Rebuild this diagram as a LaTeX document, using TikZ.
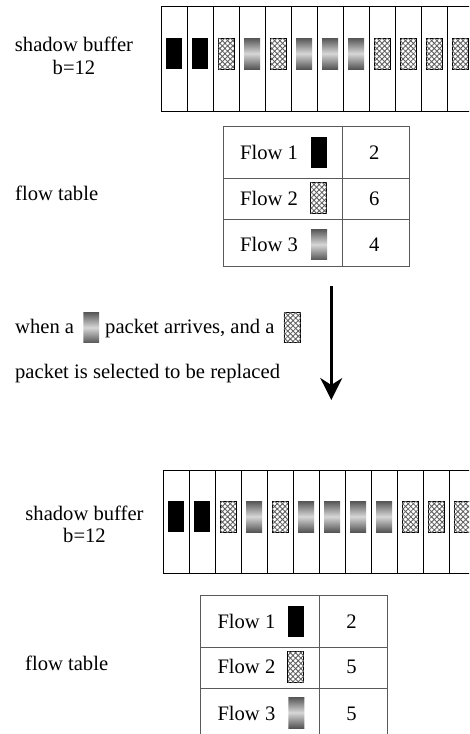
\documentclass[tikz,border=0pt]{standalone}
\usepackage{fontspec}
\setmainfont{Liberation Serif}
\usetikzlibrary{arrows.meta,patterns.meta,calc}
\definecolor{gdark}{RGB}{80,80,80}
\definecolor{glight}{RGB}{215,215,215}
\definecolor{tline}{RGB}{90,90,90}
\definecolor{hatchc}{RGB}{95,95,95}
\tikzset{
 lbl/.style={font=\fontsize{20.6}{23}\selectfont, inner sep=0pt, text=black},
 cell/.style={draw=black, line width=1.3pt, minimum width=26pt, inner sep=0pt, anchor=north west},
 pkt/.style={minimum width=16pt, minimum height=31pt, inner sep=0pt},
 pB/.style={pkt, fill=black},
 pH/.style={pkt, draw=black, line width=0.75pt, fill=white,
   postaction={pattern={Hatch[angle=45,distance=3.7pt,line width=0.85pt]}, pattern color=hatchc}},
 pG/.style={pkt, path picture={
   \foreach \k in {0,...,31}{
     \pgfmathsetmacro\pp{100-abs(\k+0.5-16)/16*100}
     \fill[color=glight!\pp!gdark] ($(path picture bounding box.north west)+(-1,\k)$) rectangle ++(20,1.1);
   }}},
 tcell/.style={draw=tline, line width=1pt, inner sep=0pt, anchor=north west},
 arr/.style={line width=2.7pt, -{Stealth[length=22pt,width=22pt,inset=7pt]}}
}
\newcommand{\FlowTab}[4]{%
 \node[tcell, minimum width=119.3pt, minimum height=52pt] (#1a1) at (0,0) {};
 \node[tcell, minimum width=67.3pt, minimum height=52pt] (#1b1) at (119.3,0) {};
 \node[tcell, minimum width=119.3pt, minimum height=41.3pt] (#1a2) at (0,52) {};
 \node[tcell, minimum width=67.3pt, minimum height=41.3pt] (#1b2) at (119.3,52) {};
 \node[tcell, minimum width=119.3pt, minimum height=46.7pt] (#1a3) at (0,93.3) {};
 \node[tcell, minimum width=67.3pt, minimum height=46.7pt] (#1b3) at (119.3,93.3) {};
 \node[lbl, anchor=base west] (#1f1) at (17.3,33.6) {Flow 1};
 \node[lbl, anchor=base west] (#1f2) at (17.3,79.3) {Flow 2};
 \node[lbl, anchor=base west] (#1f3) at (17.3,126) {Flow 3};
 \node[pB] (#1k1) at (96.3,26.8) {};
 \node[pH] (#1k2) at (95.8,72) {};
 \node[pG] (#1k3) at (96.3,118.3) {};
 \node[lbl, anchor=base] (#1n1) at (151.5,33.6) {#2};
 \node[lbl, anchor=base] (#1n2) at (151.5,79.3) {#3};
 \node[lbl, anchor=base] (#1n3) at (151.5,126) {#4};
}
\begin{document}
\begin{tikzpicture}[x=1pt,y=-1pt]
\useasboundingbox (0,0) rectangle (469,734);
\clip (0,0) rectangle (469,734);
% ---- top shadow buffer
\node[lbl, anchor=base] (sb1) at (74,51.7) {shadow buffer};
\node[lbl, anchor=base] (bb1) at (74,74.3) {b=12};
\foreach \i in {0,...,11} \node[cell, minimum height=105pt] (tc\i) at ({161+26*\i},6) {};
\foreach \i in {0,1} \node[pB] (tp\i) at ({174+26*\i},53.5) {};
\foreach \i in {2,4,8,9,10,11} \node[pH] (tp\i) at ({174+26*\i},53.5) {};
\foreach \i in {3,5,6,7} \node[pG] (tp\i) at ({174+26*\i},53.5) {};
% ---- top flow table
\node[lbl, anchor=base west] (ft1) at (15,200.7) {flow table};
\begin{scope}[shift={(222.7,125.7)}]
\FlowTab{T}{2}{6}{4}
\end{scope}
% ---- transition text and arrow
\node[lbl, anchor=base west] (w1) at (15,333.3) {when a};
\node[pG, minimum width=15.7pt, minimum height=30.4pt] (wg) at (91.2,327.5) {};
\node[lbl, anchor=base west] (w2) at (105,333.3) {packet arrives, and a};
\node[pH, minimum width=16.7pt, minimum height=30.4pt] (wh) at (292.3,327.5) {};
\node[lbl, anchor=base west] (w3) at (15,378.3) {packet is selected to be replaced};
\coordinate (a0) at (331.3,286);
\coordinate (a1) at (331.3,400);
\draw[arr] (a0) -- (a1);
% ---- bottom shadow buffer
\node[lbl, anchor=base] (sb2) at (84.5,520) {shadow buffer};
\node[lbl, anchor=base] (bb2) at (84.5,542.6) {b=12};
\foreach \i in {0,...,11} \node[cell, minimum height=103pt] (bc\i) at ({163+26*\i},470) {};
\foreach \i in {0,1} \node[pB] (bp\i) at ({176+26*\i},516.5) {};
\foreach \i in {2,4,9,10,11} \node[pH] (bp\i) at ({176+26*\i},516.5) {};
\foreach \i in {3,5,6,7,8} \node[pG] (bp\i) at ({176+26*\i},516.5) {};
% ---- bottom flow table
\node[lbl, anchor=base west] (ft2) at (25,670) {flow table};
\begin{scope}[shift={(200,594.5)}]
\FlowTab{B}{2}{5}{5}
\end{scope}
\end{tikzpicture}
\end{document}
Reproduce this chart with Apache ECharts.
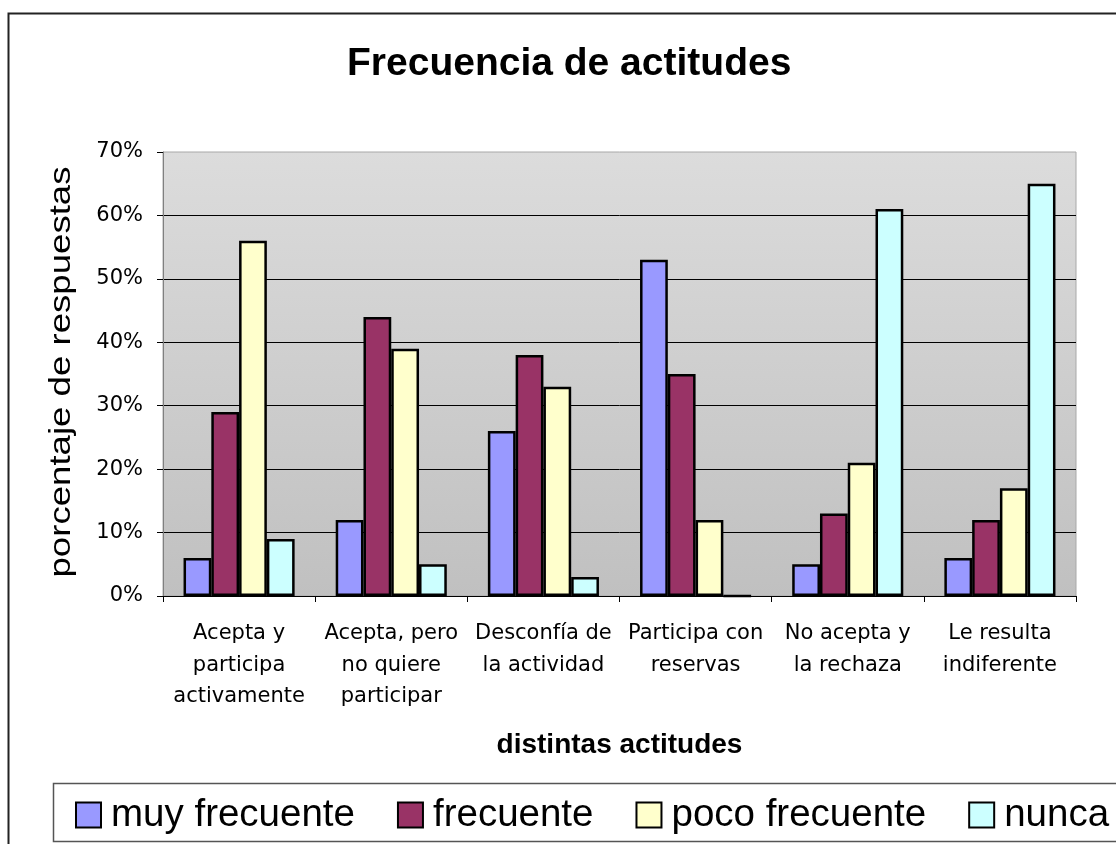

◆ **WRITTEN PROBLEM**
Extract, from the material above, each line holding the word "this".

◆ **TASK RESULT**
Rebuild this diagram as a LaTeX document, using TikZ.
Reproduce this chart with Apache ECharts.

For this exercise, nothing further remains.